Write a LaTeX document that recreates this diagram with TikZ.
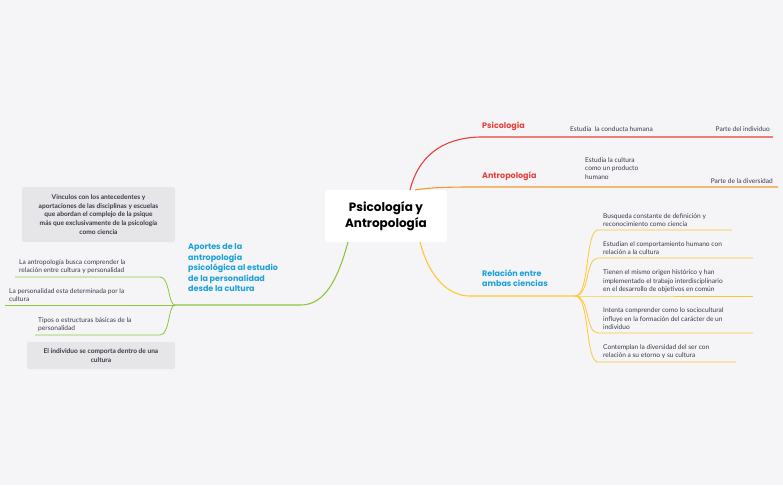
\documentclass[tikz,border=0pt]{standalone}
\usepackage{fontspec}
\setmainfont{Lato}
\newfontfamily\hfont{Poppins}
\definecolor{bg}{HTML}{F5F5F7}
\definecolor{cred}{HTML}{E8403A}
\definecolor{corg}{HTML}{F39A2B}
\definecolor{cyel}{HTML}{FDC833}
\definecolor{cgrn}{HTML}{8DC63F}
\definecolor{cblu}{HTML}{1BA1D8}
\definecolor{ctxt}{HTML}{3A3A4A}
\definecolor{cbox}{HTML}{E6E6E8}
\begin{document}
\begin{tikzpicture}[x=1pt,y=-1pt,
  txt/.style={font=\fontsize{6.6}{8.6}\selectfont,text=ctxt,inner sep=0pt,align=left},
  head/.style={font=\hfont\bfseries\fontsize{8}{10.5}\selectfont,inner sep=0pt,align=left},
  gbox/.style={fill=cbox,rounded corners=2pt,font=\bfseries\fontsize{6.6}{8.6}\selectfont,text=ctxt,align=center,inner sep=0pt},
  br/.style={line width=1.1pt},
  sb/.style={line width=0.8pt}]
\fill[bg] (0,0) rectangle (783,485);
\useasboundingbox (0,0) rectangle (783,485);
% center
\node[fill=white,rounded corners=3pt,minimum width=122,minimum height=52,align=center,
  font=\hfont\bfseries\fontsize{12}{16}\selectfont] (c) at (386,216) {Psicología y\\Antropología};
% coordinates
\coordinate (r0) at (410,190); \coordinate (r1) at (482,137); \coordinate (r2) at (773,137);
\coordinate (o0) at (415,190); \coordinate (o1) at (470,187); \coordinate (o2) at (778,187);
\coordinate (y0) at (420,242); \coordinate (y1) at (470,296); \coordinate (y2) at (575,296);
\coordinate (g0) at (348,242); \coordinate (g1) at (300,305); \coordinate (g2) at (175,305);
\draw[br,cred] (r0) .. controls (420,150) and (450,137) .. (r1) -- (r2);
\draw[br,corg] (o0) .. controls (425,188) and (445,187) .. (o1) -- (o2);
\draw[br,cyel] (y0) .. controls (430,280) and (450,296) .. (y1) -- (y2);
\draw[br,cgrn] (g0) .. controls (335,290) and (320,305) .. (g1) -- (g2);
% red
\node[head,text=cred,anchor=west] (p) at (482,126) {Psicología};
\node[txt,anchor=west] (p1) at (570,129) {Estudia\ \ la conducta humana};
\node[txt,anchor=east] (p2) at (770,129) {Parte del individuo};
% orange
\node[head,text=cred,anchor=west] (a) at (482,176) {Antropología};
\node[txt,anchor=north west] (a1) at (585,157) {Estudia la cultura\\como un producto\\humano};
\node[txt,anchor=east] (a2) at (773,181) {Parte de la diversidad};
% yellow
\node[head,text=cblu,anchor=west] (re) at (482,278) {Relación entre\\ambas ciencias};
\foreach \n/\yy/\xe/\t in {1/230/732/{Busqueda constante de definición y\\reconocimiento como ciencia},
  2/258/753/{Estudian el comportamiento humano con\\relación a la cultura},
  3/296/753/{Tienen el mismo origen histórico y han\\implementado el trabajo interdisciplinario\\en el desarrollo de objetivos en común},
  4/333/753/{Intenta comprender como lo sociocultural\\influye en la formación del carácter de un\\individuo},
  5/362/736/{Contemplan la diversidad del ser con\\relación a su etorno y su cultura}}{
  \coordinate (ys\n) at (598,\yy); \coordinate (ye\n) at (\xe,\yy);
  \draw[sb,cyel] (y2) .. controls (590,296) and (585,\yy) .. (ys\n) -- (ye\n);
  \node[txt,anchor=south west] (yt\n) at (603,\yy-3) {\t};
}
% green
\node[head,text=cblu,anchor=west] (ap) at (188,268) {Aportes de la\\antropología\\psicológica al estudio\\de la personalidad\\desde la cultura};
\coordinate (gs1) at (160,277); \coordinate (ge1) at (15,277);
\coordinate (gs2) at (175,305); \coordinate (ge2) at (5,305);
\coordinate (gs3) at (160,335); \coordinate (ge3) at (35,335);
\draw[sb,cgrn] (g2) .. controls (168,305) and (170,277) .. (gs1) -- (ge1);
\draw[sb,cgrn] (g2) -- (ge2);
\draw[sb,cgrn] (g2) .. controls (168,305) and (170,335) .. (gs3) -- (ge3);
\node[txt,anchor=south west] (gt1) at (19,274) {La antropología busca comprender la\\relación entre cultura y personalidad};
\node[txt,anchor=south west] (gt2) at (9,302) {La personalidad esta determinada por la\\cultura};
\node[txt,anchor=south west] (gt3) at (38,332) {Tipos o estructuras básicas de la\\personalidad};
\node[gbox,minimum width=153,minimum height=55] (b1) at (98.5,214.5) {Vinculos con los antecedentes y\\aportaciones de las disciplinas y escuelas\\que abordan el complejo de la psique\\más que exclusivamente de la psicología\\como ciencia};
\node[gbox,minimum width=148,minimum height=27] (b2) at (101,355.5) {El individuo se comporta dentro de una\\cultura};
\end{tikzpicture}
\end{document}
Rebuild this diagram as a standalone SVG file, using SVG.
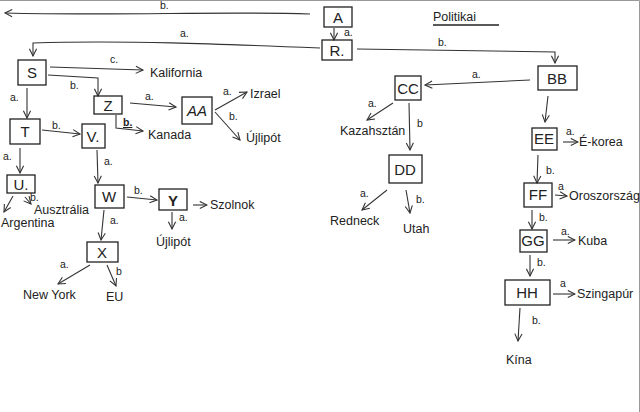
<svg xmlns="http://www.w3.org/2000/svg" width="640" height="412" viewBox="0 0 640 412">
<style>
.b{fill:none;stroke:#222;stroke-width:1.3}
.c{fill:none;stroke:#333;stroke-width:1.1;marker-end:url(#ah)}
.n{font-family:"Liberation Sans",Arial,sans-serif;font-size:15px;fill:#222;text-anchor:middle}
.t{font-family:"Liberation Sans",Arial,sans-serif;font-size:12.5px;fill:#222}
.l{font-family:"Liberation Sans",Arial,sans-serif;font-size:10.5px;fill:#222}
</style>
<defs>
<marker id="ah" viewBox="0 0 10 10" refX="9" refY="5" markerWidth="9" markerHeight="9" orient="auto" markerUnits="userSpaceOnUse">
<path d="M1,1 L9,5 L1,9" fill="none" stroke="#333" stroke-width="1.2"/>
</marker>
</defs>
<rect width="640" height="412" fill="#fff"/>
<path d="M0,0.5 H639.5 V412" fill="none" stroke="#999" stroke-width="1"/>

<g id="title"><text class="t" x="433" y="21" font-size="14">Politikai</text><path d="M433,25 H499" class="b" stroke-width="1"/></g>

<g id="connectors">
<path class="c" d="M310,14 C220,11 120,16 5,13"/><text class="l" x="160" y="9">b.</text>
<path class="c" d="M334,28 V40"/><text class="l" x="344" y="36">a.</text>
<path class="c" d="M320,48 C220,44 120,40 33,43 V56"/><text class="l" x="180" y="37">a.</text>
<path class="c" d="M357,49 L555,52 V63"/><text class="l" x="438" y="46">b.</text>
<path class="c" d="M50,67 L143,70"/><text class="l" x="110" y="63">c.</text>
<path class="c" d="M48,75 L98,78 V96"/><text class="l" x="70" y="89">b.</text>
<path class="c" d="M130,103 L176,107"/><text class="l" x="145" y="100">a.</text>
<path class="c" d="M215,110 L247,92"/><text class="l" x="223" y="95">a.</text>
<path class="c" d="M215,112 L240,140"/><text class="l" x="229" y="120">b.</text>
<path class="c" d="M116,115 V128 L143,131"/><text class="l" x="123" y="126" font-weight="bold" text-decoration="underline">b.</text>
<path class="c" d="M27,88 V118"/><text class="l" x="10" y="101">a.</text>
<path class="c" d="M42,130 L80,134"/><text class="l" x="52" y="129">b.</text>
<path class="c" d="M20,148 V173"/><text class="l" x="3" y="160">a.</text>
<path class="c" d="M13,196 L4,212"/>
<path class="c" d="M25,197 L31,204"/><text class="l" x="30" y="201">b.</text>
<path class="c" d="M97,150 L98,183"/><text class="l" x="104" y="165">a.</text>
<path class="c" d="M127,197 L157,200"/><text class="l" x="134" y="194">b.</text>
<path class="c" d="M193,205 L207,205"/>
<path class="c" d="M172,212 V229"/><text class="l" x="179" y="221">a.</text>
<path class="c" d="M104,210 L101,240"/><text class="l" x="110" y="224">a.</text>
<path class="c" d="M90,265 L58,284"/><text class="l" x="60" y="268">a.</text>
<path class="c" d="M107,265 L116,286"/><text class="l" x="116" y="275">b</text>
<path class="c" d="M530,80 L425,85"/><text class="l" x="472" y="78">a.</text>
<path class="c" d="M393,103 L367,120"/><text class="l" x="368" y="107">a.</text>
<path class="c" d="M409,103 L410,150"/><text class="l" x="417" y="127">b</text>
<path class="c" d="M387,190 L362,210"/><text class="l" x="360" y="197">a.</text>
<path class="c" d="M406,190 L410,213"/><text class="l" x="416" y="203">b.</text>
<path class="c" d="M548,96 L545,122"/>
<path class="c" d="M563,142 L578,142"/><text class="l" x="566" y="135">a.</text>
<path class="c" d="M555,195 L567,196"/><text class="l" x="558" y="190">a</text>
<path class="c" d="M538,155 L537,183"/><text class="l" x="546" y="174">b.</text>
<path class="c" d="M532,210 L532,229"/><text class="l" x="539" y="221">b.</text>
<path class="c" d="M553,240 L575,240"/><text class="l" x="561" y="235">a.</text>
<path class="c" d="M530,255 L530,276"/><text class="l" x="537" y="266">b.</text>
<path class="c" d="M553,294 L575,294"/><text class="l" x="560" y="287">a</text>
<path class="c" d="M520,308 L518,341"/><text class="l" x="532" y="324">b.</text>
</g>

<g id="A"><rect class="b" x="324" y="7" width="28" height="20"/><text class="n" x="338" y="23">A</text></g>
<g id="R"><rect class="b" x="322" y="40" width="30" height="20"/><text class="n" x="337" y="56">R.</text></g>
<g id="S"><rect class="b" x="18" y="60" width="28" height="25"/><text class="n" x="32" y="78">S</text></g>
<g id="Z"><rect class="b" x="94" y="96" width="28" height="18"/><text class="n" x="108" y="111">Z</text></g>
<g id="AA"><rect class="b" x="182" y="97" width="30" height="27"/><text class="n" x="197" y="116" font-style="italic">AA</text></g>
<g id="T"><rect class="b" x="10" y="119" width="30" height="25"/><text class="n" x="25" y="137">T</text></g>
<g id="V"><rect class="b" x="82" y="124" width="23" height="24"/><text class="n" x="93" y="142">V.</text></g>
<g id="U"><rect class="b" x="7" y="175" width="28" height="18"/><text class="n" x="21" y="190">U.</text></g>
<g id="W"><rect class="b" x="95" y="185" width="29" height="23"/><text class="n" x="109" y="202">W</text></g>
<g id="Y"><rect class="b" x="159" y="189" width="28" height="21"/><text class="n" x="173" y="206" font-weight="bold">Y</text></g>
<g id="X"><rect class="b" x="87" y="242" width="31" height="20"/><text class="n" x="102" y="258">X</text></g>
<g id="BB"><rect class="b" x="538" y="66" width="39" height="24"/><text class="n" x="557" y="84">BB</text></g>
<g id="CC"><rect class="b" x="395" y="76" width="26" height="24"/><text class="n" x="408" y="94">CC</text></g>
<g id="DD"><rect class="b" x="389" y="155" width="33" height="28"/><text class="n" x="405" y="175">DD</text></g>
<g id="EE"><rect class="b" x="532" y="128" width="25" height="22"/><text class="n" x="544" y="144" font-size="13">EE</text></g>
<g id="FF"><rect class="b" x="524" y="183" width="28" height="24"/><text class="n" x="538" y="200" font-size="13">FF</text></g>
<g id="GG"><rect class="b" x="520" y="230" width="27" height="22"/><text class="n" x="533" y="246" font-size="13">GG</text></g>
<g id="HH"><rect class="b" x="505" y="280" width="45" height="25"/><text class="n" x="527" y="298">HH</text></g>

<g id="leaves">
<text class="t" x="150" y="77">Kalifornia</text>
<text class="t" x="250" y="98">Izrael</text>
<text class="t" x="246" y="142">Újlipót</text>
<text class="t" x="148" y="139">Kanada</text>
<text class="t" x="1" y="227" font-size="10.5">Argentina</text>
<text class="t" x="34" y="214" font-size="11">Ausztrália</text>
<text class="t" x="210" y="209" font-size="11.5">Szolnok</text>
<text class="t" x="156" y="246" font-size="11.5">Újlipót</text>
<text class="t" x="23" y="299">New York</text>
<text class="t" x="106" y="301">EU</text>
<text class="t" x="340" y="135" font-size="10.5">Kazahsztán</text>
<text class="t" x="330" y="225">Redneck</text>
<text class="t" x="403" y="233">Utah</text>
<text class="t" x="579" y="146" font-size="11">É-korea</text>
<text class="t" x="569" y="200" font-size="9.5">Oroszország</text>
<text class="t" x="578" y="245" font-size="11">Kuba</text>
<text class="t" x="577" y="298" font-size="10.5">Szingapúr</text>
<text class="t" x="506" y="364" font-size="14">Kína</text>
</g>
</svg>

- **What is needed**
Identify which lines contain the word "standalone" and copy each one.

- **Response to the exercise**
\documentclass[tikz,border=0pt]{standalone}
Rebuild this diagram as a standalone SVG file, using SVG.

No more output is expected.